The Aboriginal people’s history dates back an amazing 40,000 years and has been handed down from generation to generation in the form of rock art and stories. Alice Springs and much of Central Australia has been the homeland of the Arrernte Aboriginal people. Mparntwe (pronounced mbarn-twa) is the Arrernte word for Alice Springs and was created by the actions of several ancestral figures including the caterpillar beings Ayepe-arenye, Ntyarlke and Utnerrengatye, the MacDonnell Ranges being but one of their creations.

Northern Territory History

Creation stories also describe traditional links with areas as far afield as Urlatherrke (Mt Zeil) in the West MacDonnell Ranges and Port Augusta in South Australia. Arrernte people continue to live in Mparntwe, observe traditional Law, look after the country, and teach children the Arrernte language and the importance of their culture.

He first recorded sighting of the Northern Territory coastline was by William Jootszoon van Colster aboard the Dutch vessel Arnhem in 1623. Maccassan, and probably many other seamen, had visited the coast long before that time. The Dutch left a few names on the map such as Groote Eylandt, Vanderlin Island, Arnhem land, Cape Arnhem, Cape Keerweer, Van Diemen Gulf and the Gulf of Carpentaria.

Explorer John McDouall Stuart became the first explorer to cross the country from south to north. This paved the way for the Overland Telegraph line, which linked Australia with the rest of the world and helped open the country for development. As arguably Australia’s pre-eminent explorer, the Stuart Highway honours his remarkable feats of exploration and leadership.

Following in Stuart’s footsteps, the construction of the Overland Telegraph Line from Adelaide to Darwin was completed in 1872 and made it viable for pastoralists to take up leases in the Centre. However, it was the discovery of alluvial gold at Arltunga, some 100 kms east of Alice Springs, in 1887 that provided a population boom for the Centre.

 

Northern Territory History

Until the early 1930s, Alice Spring’s official name was Stuart. Alice Springs was the name given to the Telegraph Station, the site of original white settlement in Central Australia. However, this dual naming created such confusion for administrators in Adelaide that on 31 August 1933 the township of Stuart was officially gazetted Alice Springs.

Tennant Creek takes its name from the nearby watercourse named in 1860 by John McDouall Stuart in acknowledgement of the financial help he received from John Tennant, a pastoralist from Port Lincoln, South Australia. In 1872 a temporary telegraph repeater station was erected near the Tennant Creek watercourse. Popular local legend has it that in 1934 Joe Kilgariff built his stores where his beer wagon became bogged, and the town simply grew around it.

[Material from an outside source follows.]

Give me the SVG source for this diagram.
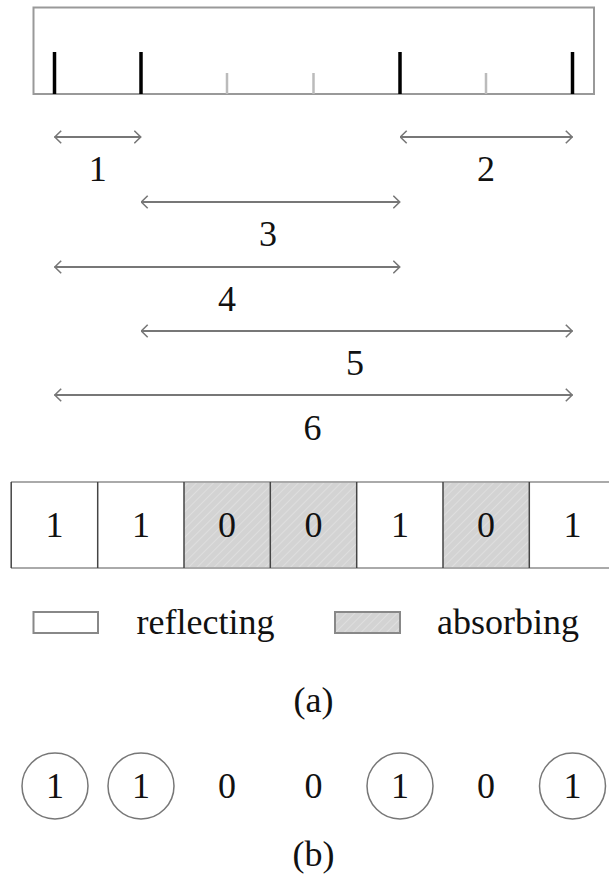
<svg xmlns="http://www.w3.org/2000/svg" width="609" height="879" viewBox="0 0 609 879">
  <style>
    .t { font-family: "Liberation Serif", "Times New Roman", serif; font-size: 36px; fill: #111; text-anchor: middle; }
    .tl { font-family: "Liberation Serif", "Times New Roman", serif; font-size: 36px; fill: #111; }
    .arr { stroke: #777; stroke-width: 2; fill: none; marker-start: url(#head); marker-end: url(#head); }
    .tall { stroke: #000; stroke-width: 3.5; }
    .short { stroke: #bbb; stroke-width: 2.5; }
    .refl { fill: #fff; }
    .abs { fill: url(#hatch); }
    .hline { stroke: #aaa; stroke-width: 2; }
    .vline { stroke: #444; stroke-width: 1.5; }
    .circ { fill: none; stroke: #777; stroke-width: 1.5; }
  </style>
  <defs>
    <marker id="head" viewBox="0 0 8 14" refX="7.5" refY="7" markerWidth="8" markerHeight="14" markerUnits="userSpaceOnUse" orient="auto-start-reverse">
      <path d="M0.8,0.8 L7.2,7 L0.8,13.2" fill="none" stroke="#777" stroke-width="1.6"/>
    </marker>
    <pattern id="hatch" patternUnits="userSpaceOnUse" width="6" height="6" patternTransform="rotate(45)">
      <rect width="6" height="6" fill="#d3d3d3"/>
      <line x1="0" y1="0" x2="0" y2="6" stroke="#e2e2e2" stroke-width="1.5"/>
    </pattern>
  </defs>

  <g id="ruler">
    <rect x="33.5" y="7.5" width="560.5" height="86.5" fill="#fff" stroke="#999" stroke-width="2"/>
    <line class="tall" x1="54.5" y1="52" x2="54.5" y2="94"/>
    <line class="tall" x1="141" y1="52" x2="141" y2="94"/>
    <line class="short" x1="227" y1="73" x2="227" y2="94"/>
    <line class="short" x1="313.5" y1="73" x2="313.5" y2="94"/>
    <line class="tall" x1="400" y1="52" x2="400" y2="94"/>
    <line class="short" x1="486" y1="73" x2="486" y2="94"/>
    <line class="tall" x1="572.5" y1="52" x2="572.5" y2="94"/>
  </g>

  <g id="connectors">
    <line class="arr" x1="54.5" y1="137" x2="141" y2="137"/>
    <line class="arr" x1="400" y1="137" x2="572.5" y2="137"/>
    <line class="arr" x1="141" y1="202" x2="400" y2="202"/>
    <line class="arr" x1="54.5" y1="267" x2="400" y2="267"/>
    <line class="arr" x1="141" y1="331" x2="572.5" y2="331"/>
    <line class="arr" x1="54.5" y1="395" x2="572.5" y2="395"/>
  </g>

  <g id="labels">
    <text class="t" x="97.7" y="181">1</text>
    <text class="t" x="486" y="181">2</text>
    <text class="t" x="268" y="246">3</text>
    <text class="t" x="227" y="311">4</text>
    <text class="t" x="355" y="375">5</text>
    <text class="t" x="312.5" y="440">6</text>
  </g>

  <g id="cells">
    <rect class="refl" x="11.2" y="482" width="86.5" height="86"/>
    <rect class="refl" x="97.7" y="482" width="86.3" height="86"/>
    <rect class="abs" x="184" y="482" width="86.3" height="86"/>
    <rect class="abs" x="270.3" y="482" width="86.4" height="86"/>
    <rect class="refl" x="356.7" y="482" width="86.3" height="86"/>
    <rect class="abs" x="443" y="482" width="86.3" height="86"/>
    <rect class="refl" x="529.3" y="482" width="86.5" height="86"/>
    <line class="hline" x1="11" y1="482" x2="609" y2="482"/>
    <line class="hline" x1="11" y1="568" x2="609" y2="568"/>
    <line class="vline" x1="11.2" y1="482" x2="11.2" y2="568"/>
    <line class="vline" x1="97.7" y1="482" x2="97.7" y2="568"/>
    <line class="vline" x1="184" y1="482" x2="184" y2="568"/>
    <line class="vline" x1="270.3" y1="482" x2="270.3" y2="568"/>
    <line class="vline" x1="356.7" y1="482" x2="356.7" y2="568"/>
    <line class="vline" x1="443" y1="482" x2="443" y2="568"/>
    <line class="vline" x1="529.3" y1="482" x2="529.3" y2="568"/>
    <text class="t" x="54.5" y="537">1</text>
    <text class="t" x="141" y="537">1</text>
    <text class="t" x="227" y="537">0</text>
    <text class="t" x="313.5" y="537">0</text>
    <text class="t" x="400" y="537">1</text>
    <text class="t" x="486" y="537">0</text>
    <text class="t" x="572.5" y="537">1</text>
  </g>

  <g id="legend">
    <rect x="33.5" y="612" width="64.5" height="21" fill="#fff" stroke="#888" stroke-width="2"/>
    <text class="tl" x="136.5" y="634">reflecting</text>
    <rect x="335" y="612" width="65" height="21" fill="url(#hatch)" stroke="#888" stroke-width="2"/>
    <text class="tl" x="437" y="634">absorbing</text>
  </g>

  <text id="caption-a" class="t" x="313.5" y="712">(a)</text>

  <g id="circles">
    <circle class="circ" cx="55" cy="786" r="33"/>
    <text class="t" x="55" y="798">1</text>
    <circle class="circ" cx="141" cy="786" r="33"/>
    <text class="t" x="141" y="798">1</text>
    <text class="t" x="227" y="798">0</text>
    <text class="t" x="313.5" y="798">0</text>
    <circle class="circ" cx="400" cy="786" r="33"/>
    <text class="t" x="400" y="798">1</text>
    <text class="t" x="486" y="798">0</text>
    <circle class="circ" cx="572.5" cy="786" r="33"/>
    <text class="t" x="572.5" y="798">1</text>
  </g>

  <text id="caption-b" class="t" x="313.5" y="866">(b)</text>
</svg>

While the story is not true, it is indicative of the type of people who established the town.

The city of Darwin was founded as Australia’s most northerly harbour port in 1869, and its population rapidly expanded after the discovery of gold at nearby Pine Creek in 1871. World War II put the city on the map as a major allied military base for troops fighting the Japanese in the Pacific. Today travellers can see evidence of Darwin’s World War II history at a variety of preserved sites including ammunition bunkers, airstrips and oil tunnels in and around the city. Darwin again made world news when the city was rebuilt in the wake of Cyclone Tracy in 1974 – an event well documented at the Museum and Art Gallery of the Northern Territory.

As with many settlements in the Territory, the town of Katherine developed with the arrival of the Overland Telegraph Line and establishment of the Telegraph Station in 1872. In 1879, after good reports from Stuart and other explorers, Alfred Giles and Alfred Woods brought stock to Katherine and built a homestead they called ‘Spring Vale’, with a view to establishing a pastoral empire. Today, Springvale Homestead is the oldest homestead in the Northern Territory and is open to the public.